When Roxie Hart in Chicago rhetorically asked, “Who says murder’s not an art?”, it was a work of fiction, but you couldn’t make up the Broadway musical opening level frenzy that has swept the nation as Luigi Mangione (practically a fictional character name) and the United Healthcare murder news has gripped the news cycle by a variety of body parts.
Consider the headlines: Newsweek could hardly restrain itself, using quotes in a story including “too hot to convict” and “Luigi Mangione got the full package, free him.” CNN anchors gushed about “dropping the banner” from their tv report so they could see his abs, and even Fox News acknowledged the “bad boy” appeal of the 26-year-old Maryland Ivy League graduate, albeit in the least sexy way while complaining about his eyebrows.
Vogue drowned in the pop culture moment, using phrases like “erotic, straight-up arousal, bang-able vigilante,” and reporting the killer’s tweets are “so graphically horny they can’t be quoted.” They’re also asking the brave crime-fighting questions lile “Has Ryan Murphy secured the story rights?” and declaring “the court of public opinion has apparently made its verdict.”
This isn’t the first attractive killer in American history to get a pass from women. The Menendez brothers, recently in the news due to the release of recent docuseries and potential resentencing, were famous in part because of their wealth and looks. In 2014, “hot felon” Jeremy Weeks inspired the hashtag #FelonCrushFriday and got a modeling contract while in prison due to his attractive mug shot. And Ted Bundy, who confessed to raping and murdering 30 women before his execution in 1989 (law enforcement officials believe the number is much higher) amassed a vast fanbase including women who showed up to the courtroom during his trial dressed like his victims, so they could look more appealing to him. All before the internet. Bundy married one of his admirers, Carole Ann Boone, in 1980 after his murder conviction; she gave birth to their daughter while Bundy was on death row.

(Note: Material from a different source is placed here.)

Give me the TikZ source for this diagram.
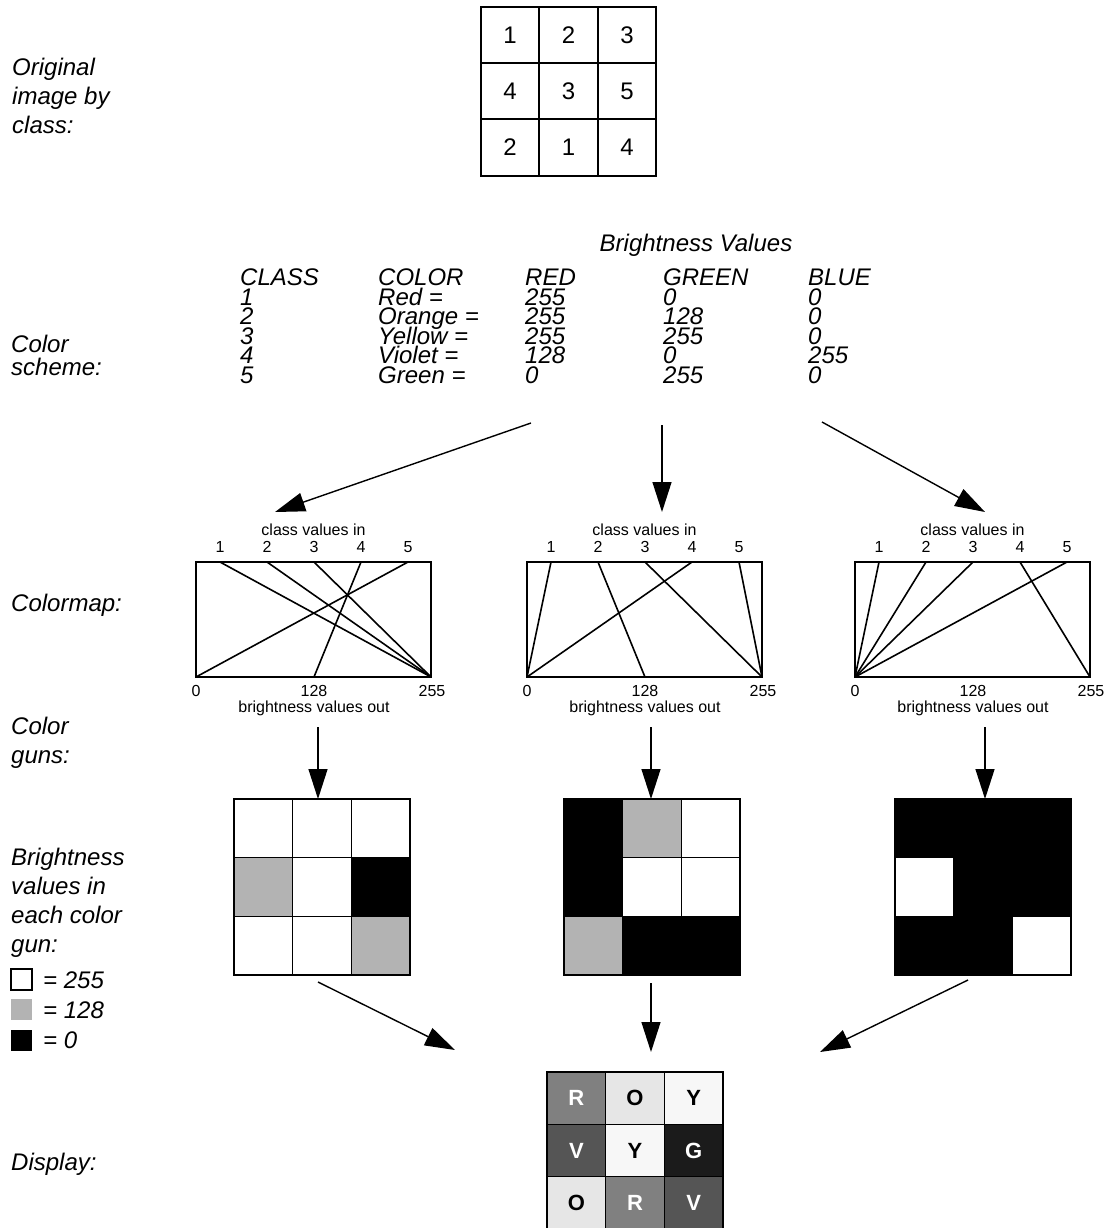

The Luigi effect on social media (and locally in Maryland) has been widespread and relentless. Part of the story is the “political purge” story of the “delay, deny, defend” imprint on the bullets, the “do you hear the people sing” French Revolution story of a corporate greed takedown. We ask if famed director Ryan Murphy has the rights because there is a story to tell—this is a UPenn-educated kid who suffered a debilitating back injury, sticking it to the man in the most literal and figurative sense; he’s become a tragic American hero to many who’ve suffered much at the hands of a failed healthcare system. The fact that a father of two children is dead seems like collateral damage to many, which is shocking to some.
Kimberly Bond of Metro, against the trend of many young women, asks: “Instead of checking whether Mangione had a brat summer, we should be interrogating what radicalised such a young man with the world at his feet to have allegedly committed murder. Constant discussion of how good looking the supposed perpetrator may be is obscuring the real question–why has the death of a healthcare insurance CEO led to celebration?”
While fake “we don’t snitch” tweets from Burger King may be amusing, one aspect of this story is attractiveness bias or “pretty privilege.” Would a murderer who was a different race, age, weight, build, or attractiveness be receiving the same treatment in society, with legal expenses being paid? One wonders.
“I worry how the internet may have very well poisoned our minds, whether we are now simplistic enough to assume looks dictate morality,” says Bond, “and whether we really are willing to forgive the very worst things because the perpetrator is classically handsome.”
In the meantime, comment sections across the internet are teeming with “alibis” of the killer’s whereabouts during the murder (hint: their bedrooms), references to him as “baby daddy,” and even one comedian in a jury selection sketch declaring the killer could “murder my p*ssy.”